Russia-Poland relations reach new low in row over war deaths

By bne IntelliNews October 13, 2014

Jan Cienski in Warsaw -

 

There are few better ways to outrage and unite Poles than to bring up the 1940 murder of 20,000 imprisoned officers by the Soviet Union, which is why a prominent Russian newspaper doing just that shows the depths to which the Polish-Russian relationship has sunk.

Komsomolskaya Pravda, Russia's top-selling tabloid, reports that Russia's Society of Military History is raising money to build a monument to Red Army prisoners of war who died in Polish custody – actually in “Polish death camps” according to the article - during the 1920 Polish-Soviet war. It wants to plant a cross in the middle of a historic cemetery in Krakow.

“In Katyn, about 4,000 Polish citizens were killed, and in Poland tens of thousands of Russians,” Yuri Nikiforov, head of the military society's scientific committee, told the paper.

The idea provoked immediate Polish outrage. Grzegorz Schetyna, the new foreign minister, called it “an obvious provocation”.

While there is some historical debate over how Soviet POWs were treated by the Poles – many of them died from diseases then sweeping the country – there is still little comparison to the order by Josef Stalin to execute his Polish prisoners in the early days of World War II.

The previous prime minister Donald Tusk did try a Polish version of a “re-set” of relations with Russia. The culmination was a successful 2010 meeting with Vladimir Putin at the cemetery in Katyn.

“In this ground lie Soviet citizens killed in the terror, and Polish officers murdered on secret orders,” the Russian leader said at the time – a breakthrough in getting him to admit that the Poles were killed on Soviet orders.

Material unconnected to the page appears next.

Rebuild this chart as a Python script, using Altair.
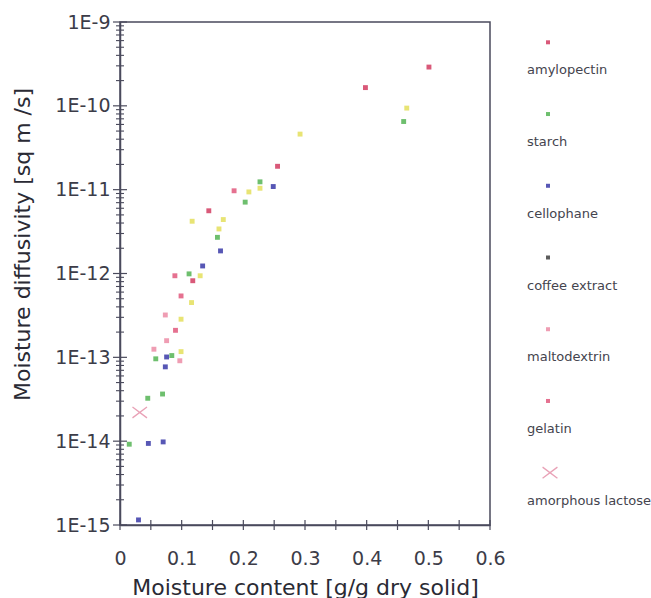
import altair as alt
import pandas as pd

# ---- data: moisture content [g/g dry solid] vs moisture diffusivity [m^2/s] ----
amylopectin_x = [0.501, 0.398, 0.2555, 0.144, 0.118]
amylopectin_y = [2.9e-10, 1.65e-10, 1.9e-11, 5.6e-12, 8.2e-13]

starch_x = [0.460, 0.227, 0.203, 0.158, 0.112, 0.058, 0.084, 0.045, 0.069, 0.015]
starch_y = [6.5e-11, 1.24e-11, 7.1e-12, 2.7e-12, 9.9e-13, 9.6e-14, 1.05e-13, 3.25e-14, 3.65e-14, 9.2e-15]

cellophane_x = [0.2485, 0.163, 0.134, 0.0756, 0.0735, 0.046, 0.070, 0.030]
cellophane_y = [1.09e-11, 1.86e-12, 1.23e-12, 1.01e-13, 7.7e-14, 9.4e-15, 9.8e-15, 1.15e-15]

coffee_x = []
coffee_y = []

maltodextrin_x = [0.0735, 0.0756, 0.055, 0.097]
maltodextrin_y = [3.2e-13, 1.58e-13, 1.25e-13, 9.1e-14]

gelatin_x = [0.185, 0.089, 0.099, 0.090]
gelatin_y = [9.7e-12, 9.4e-13, 5.4e-13, 2.1e-13]

lactose_x = [0.032]
lactose_y = [2.2e-14]

other_x = [0.465, 0.292, 0.227, 0.209, 0.117, 0.1675, 0.1605, 0.130, 0.116, 0.099, 0.099]
other_y = [9.4e-11, 4.6e-11, 1.04e-11, 9.4e-12, 4.2e-12, 4.4e-12, 3.4e-12, 9.4e-13, 4.5e-13, 2.85e-13, 1.17e-13]

legend_names = ["amylopectin", "starch", "cellophane", "coffee extract",
                "maltodextrin", "gelatin", "amorphous lactose"]
series_colors = ["#d23c62", "#55b455", "#3a3aa8", "#404040",
                 "#ec8ca6", "#e0587c", "#e07a98"]
other_name = "other"
other_color = "#e4df5c"

# tick positions
x_ticks = [round(i * 0.05, 2) for i in range(13)]
y_major = [10.0 ** e for e in range(-15, -8)]
y_minor = [m * 10.0 ** e for e in range(-15, -9) for m in range(2, 10)]

series_xy = {
    "amylopectin": (amylopectin_x, amylopectin_y),
    "starch": (starch_x, starch_y),
    "cellophane": (cellophane_x, cellophane_y),
    "coffee extract": (coffee_x, coffee_y),
    "maltodextrin": (maltodextrin_x, maltodextrin_y),
    "gelatin": (gelatin_x, gelatin_y),
    "amorphous lactose": (lactose_x, lactose_y),
    other_name: (other_x, other_y),
}
rows = []
for name, (xs, ys) in series_xy.items():
    for xv, yv in zip(xs, ys):
        rows.append({"series": name, "x": xv, "y": yv})
df = pd.DataFrame(rows)
legend_df = pd.DataFrame({"name": legend_names})
x_tick_df = pd.DataFrame({"v": x_ticks})
y_major_df = pd.DataFrame({"v": y_major})
y_minor_df = pd.DataFrame({"v": y_minor})

FONT = "DejaVu Sans"
INK = "#3c3c48"
AXIS = "#4a4a5c"
PLOT_H = 503

color_scale = alt.Scale(domain=legend_names + [other_name],
                        range=series_colors + [other_color])
x_scale = alt.Scale(domain=[0, 0.6], nice=False, zero=False)
y_scale = alt.Scale(type="log", domain=[1e-15, 1e-9], nice=False)

x_main_axis = alt.Axis(
    orient="bottom", values=x_ticks, ticks=False,
    domainColor=AXIS, domainWidth=1.5, grid=False,
    labelExpr="abs(datum.value*10 - round(datum.value*10)) < 0.001 ? format(datum.value, '.1~f') : ''",
    labelFont=FONT, labelFontSize=19, labelColor=INK, labelPadding=24,
    labelFlush=False, labelOverlap=False,
    title="Moisture content [g/g dry solid]", titleFont=FONT, titleFontSize=22,
    titleFontWeight="normal", titleColor="#2a2a34", titleY=69,
    titleBaseline="alphabetic",
)
y_main_axis = alt.Axis(
    orient="left", values=y_major, ticks=False,
    domainColor=AXIS, domainWidth=1.5, grid=False,
    labelExpr="'1E' + round(log(datum.value) / LN10)",
    labelFont=FONT, labelFontSize=19, labelColor=INK, labelPadding=10,
    labelFlush=False, labelOverlap=False,
    title="Moisture diffusivity [sq m /s]", titleFont=FONT, titleFontSize=22,
    titleFontWeight="normal", titleColor="#2a2a34", titleAngle=270,
    titleX=-91, titleY=222, titleBaseline="alphabetic", titleAlign="center",
)

squares = alt.Chart(df).transform_filter(
    "datum.series != 'amorphous lactose'"
).mark_point(shape="square", filled=True, size=24, opacity=0.85).encode(
    x=alt.X("x:Q", scale=x_scale, axis=x_main_axis),
    y=alt.Y("y:Q", scale=y_scale, axis=y_main_axis),
    color=alt.Color("series:N", scale=color_scale, legend=None),
)

cross_path = "M-1,-0.75L1,0.75M1,-0.75L-1,0.75"
crosses = alt.Chart(df).transform_filter(
    "datum.series == 'amorphous lactose'"
).mark_point(shape=cross_path, filled=False, size=210, strokeWidth=1.3).encode(
    x=alt.X("x:Q", scale=x_scale, axis=None),
    y=alt.Y("y:Q", scale=y_scale, axis=None),
    color=alt.Color("series:N", scale=color_scale, legend=None),
)

# tick marks crossing the axis lines
y_major_ticks = alt.Chart(y_major_df).mark_tick(
    size=14, thickness=1.2, color=AXIS, opacity=1
).encode(y=alt.Y("v:Q", scale=y_scale, axis=None), x=alt.value(0))
y_minor_ticks = alt.Chart(y_minor_df).mark_tick(
    size=8, thickness=1.1, color=AXIS, opacity=1
).encode(y=alt.Y("v:Q", scale=y_scale, axis=None), x=alt.value(0))
x_axis_ticks = alt.Chart(x_tick_df).mark_tick(
    size=10, thickness=1.2, color=AXIS, opacity=1
).encode(x=alt.X("v:Q", scale=x_scale, axis=None), y=alt.value(PLOT_H))

legend_y = alt.Y("name:N", sort=legend_names, axis=None,
                 scale=alt.Scale(type="point", domain=legend_names,
                                 range=[20.3, 450.7], padding=0))
legend_marks = alt.Chart(legend_df).transform_filter(
    "datum.name != 'amorphous lactose'"
).mark_point(shape="square", filled=True, size=16, opacity=0.85).encode(
    x=alt.value(428), y=legend_y,
    color=alt.Color("name:N", scale=color_scale, legend=None),
)
legend_cross = alt.Chart(legend_df).transform_filter(
    "datum.name == 'amorphous lactose'"
).mark_point(shape=cross_path, filled=False, size=220, strokeWidth=1.3).encode(
    x=alt.value(430), y=legend_y,
    color=alt.Color("name:N", scale=color_scale, legend=None),
)
legend_text = alt.Chart(legend_df).mark_text(
    align="left", baseline="middle", dy=28, font=FONT, fontSize=13, color="#44444e"
).encode(x=alt.value(407), y=legend_y, text="name:N")

chart = alt.layer(
    y_minor_ticks, y_major_ticks, x_axis_ticks,
    squares, crosses,
    legend_marks, legend_cross, legend_text,
).resolve_scale(
    x="independent", y="independent"
).properties(
    width=370, height=PLOT_H,
    padding={"left": 120, "top": 22, "right": 161, "bottom": 73},
    autosize=alt.AutoSizeParams(type="none"),
    background="white",
).configure_view(
    stroke=AXIS, strokeWidth=1.5
)

chart.save("out.html", embed_options={"renderer": "svg", "actions": False})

But any attempts at warmth have been frozen over by the situation in Ukraine. Poland was one of the EU's most vocal advocates of punishing Russia for annexing Crimea and for fomenting war in eastern Ukraine. Although Ewa Kopacz, the new prime minister, has promised to hew closer to a common European line on the issue, her government is still making tough comments about Ukraine.

“If Russia does not change its policies, then the sanctions will be tightened and they will be felt even more in Russia,” Schetyna said in a recent interview.

To which Rossiyskaya Gazeta, a pro-government daily, responded that Poland was being ignored in Washington and in European capitals and that the new Polish government could be suspected of having delusions of grandeur.

The tit-for-tat has a more serious side as well.

Poland is being hurt by Russian sanctions levied against the US and EU agricultural imports. Poland sells about $1.6bn in food products to Russia, second place in the EU behind Germany with $1.8bn in sales. Last week, Russia imposed an embargo on the re-export of Polish agricultural goods, as Poles had tried to find a way around the sanctions.

The Polish statistical agency calculates that Polish exports to Russia fell by 8.6 per cent to $6.5bn in the first eight months of this year.